What is the most efficient central cooling system to install?

Generally, a well-designed central cooling system will provide greater efficiency than individual units, but efficiency and stability of operation of central systems can be compromised when only a small proportion of apartments are using air conditioning. A central system is unlikely to be practical for small developments of less than about 50 apartments.

In general, a central chilled water fan coil unit system using high efficiency water cooled chillers will be the most efficient central cooling system choice. Though common in hotels, it is not as common in residential design, due to the challenge of apportioning the energy cost between apartments. If a source of cogeneration heat is available, a central chilled water fan coil unit system with an absorption chiller would not only be energy efficient but would also have energy costs low enough that apportioning may not be an issue.

Gas-driven options have lower efficiency than their electric alternatives, but may actually score better due to the lower greenhouse potential of gas compared to electricity.
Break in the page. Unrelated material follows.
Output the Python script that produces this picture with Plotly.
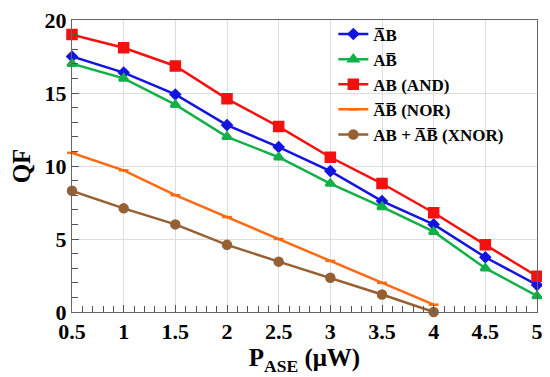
import plotly.graph_objects as go

x = [0.5, 1, 1.5, 2, 2.5, 3, 3.5, 4, 4.5, 5]
x_short = [0.5, 1, 1.5, 2, 2.5, 3, 3.5, 4]
abar_b = [17.5, 16.4, 14.9, 12.8, 11.3, 9.65, 7.6, 6.0, 3.75, 1.85]
a_bbar = [17.0, 16.0, 14.2, 12.0, 10.6, 8.8, 7.2, 5.5, 3.0, 1.1]
ab_and = [19.0, 18.1, 16.85, 14.6, 12.7, 10.6, 8.8, 6.8, 4.6, 2.45]
nor = [10.9, 9.7, 8.0, 6.5, 5.0, 3.5, 2.0, 0.5]
xnor = [8.3, 7.1, 6.0, 4.6, 3.45, 2.35, 1.2, 0.0]

OL = "\u0305"
names = [f"<b>A{OL}B</b>", f"<b>AB{OL}</b>", "<b>AB (AND)</b>", f"<b>A{OL}B{OL} (NOR)</b>", f"<b>AB + A{OL}B{OL} (XNOR)</b>"]

font = "Liberation Serif"
fig = go.Figure()
series = [
    (x, abar_b, names[0], "#1414e0", "diamond", 7),
    (x, a_bbar, names[1], "#12b048", "triangle-up", 8),
    (x, ab_and, names[2], "#f51010", "square", 9),
    (x_short, nor, names[3], "#ff6a10", "line-ew", 7),
    (x_short, xnor, names[4], "#966034", "circle", 8),
]
for xs, ys, nm, col, sym, sz in series:
    fig.add_trace(go.Scatter(
        x=xs, y=ys, name=nm, mode="lines+markers",
        line=dict(color=col, width=2.5),
        marker=dict(symbol=sym, size=sz, color=col, line=dict(color=col, width=2.5)),
        cliponaxis=False,
    ))

fig.update_layout(
    width=542, height=369,
    margin=dict(l=64, r=13, t=9, b=65),
    paper_bgcolor="white", plot_bgcolor="white",
    font=dict(family=font, color="black"),
    showlegend=True,
    legend=dict(x=0.562, y=1.012, xanchor="left", yanchor="top",
                bgcolor="rgba(0,0,0,0)", font=dict(size=17, family=font, color="black"),
                itemwidth=30, tracegroupgap=0),
)
fig.update_xaxes(
    range=[0.5, 5], tickmode="linear", tick0=0.5, dtick=0.5, tickformat="~g",
    tickprefix="<b>", ticksuffix="</b>",
    tickfont=dict(size=22, family=font), ticklabeloverflow="allow",
    showgrid=True, gridcolor="#dddddd", gridwidth=1,
    showline=True, linecolor="#666666", linewidth=1, mirror=True,
    ticks="inside", ticklen=7, tickwidth=1, tickcolor="#555555", zeroline=False,
    minor=dict(tickmode="linear", dtick=0.1, tick0=0.5, ticks="inside", ticklen=6, tickwidth=1,
               tickcolor="#555555", showgrid=False),
    title=dict(text="<b>P<sub>ASE</sub> (μW)</b>", font=dict(size=25, family=font), standoff=0),
    automargin=False, layer="above traces",
)
fig.update_yaxes(
    range=[0, 20], tickmode="linear", tick0=0, dtick=5,
    tickprefix="<b>", ticksuffix="</b>",
    tickfont=dict(size=22, family=font), ticklabeloverflow="allow",
    showgrid=True, gridcolor="#dddddd", gridwidth=1,
    showline=True, linecolor="#666666", linewidth=1, mirror=True,
    ticks="inside", ticklen=7, tickwidth=1, tickcolor="#555555", zeroline=False,
    minor=dict(tickmode="linear", dtick=1, tick0=0, ticks="inside", ticklen=6, tickwidth=1,
               tickcolor="#555555", showgrid=False),
    title=dict(text="<b>QF</b>", font=dict(size=25, family=font), standoff=12),
    automargin=False, layer="above traces",
)
fig.write_html("out.html")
A central system using high efficiency water source packaged unit system has the advantage that the majority of the energy cost can be metered at the apartment. Depending on the climate, such systems may have efficiency better than an equivalent chilled water fan coil system, though high efficiency water source units are not readily available.

Low/medium efficiency systems will not score as well in BASIX as high efficiency options.

Systems using an evaporative process for heat rejection (cooling tower, evaporative fluid cooler or evaporative condenser) generally provide better efficiency than air cooled equipment, though not in all climates.

A low efficiency central water source packaged unit system provides better efficiency than a central fan coil unit system with medium efficiency air-cooled chillers, a central variable refrigerant volume unit system or individual unit system.

The sizing (and capital cost) of a central cooling system is very dependent upon the thermal performance of the building envelope – particularly reduction of solar gain. Smart building design and glazing techniques can cut capital costs of cooling equipment, while large areas of unprotected glass can lead to such high peak solar gains that either the local cooling capacity will be inadequate or capital costs will be high.

When choosing a cooling system, energy efficiency is one of many factors that should be considered. Apart from initial cost, other considerations include maintenance cost, health and safety issues, reliability, maintainability and life expectancy.

As with central hot water systems, effective insulation of chilled water or refrigerant pipes is also critical if high efficiency is to be achieved. The Building Code of Australia (BCA) requires minimum level of insulation for insulating of heating and cooling piping, vessels and tanks.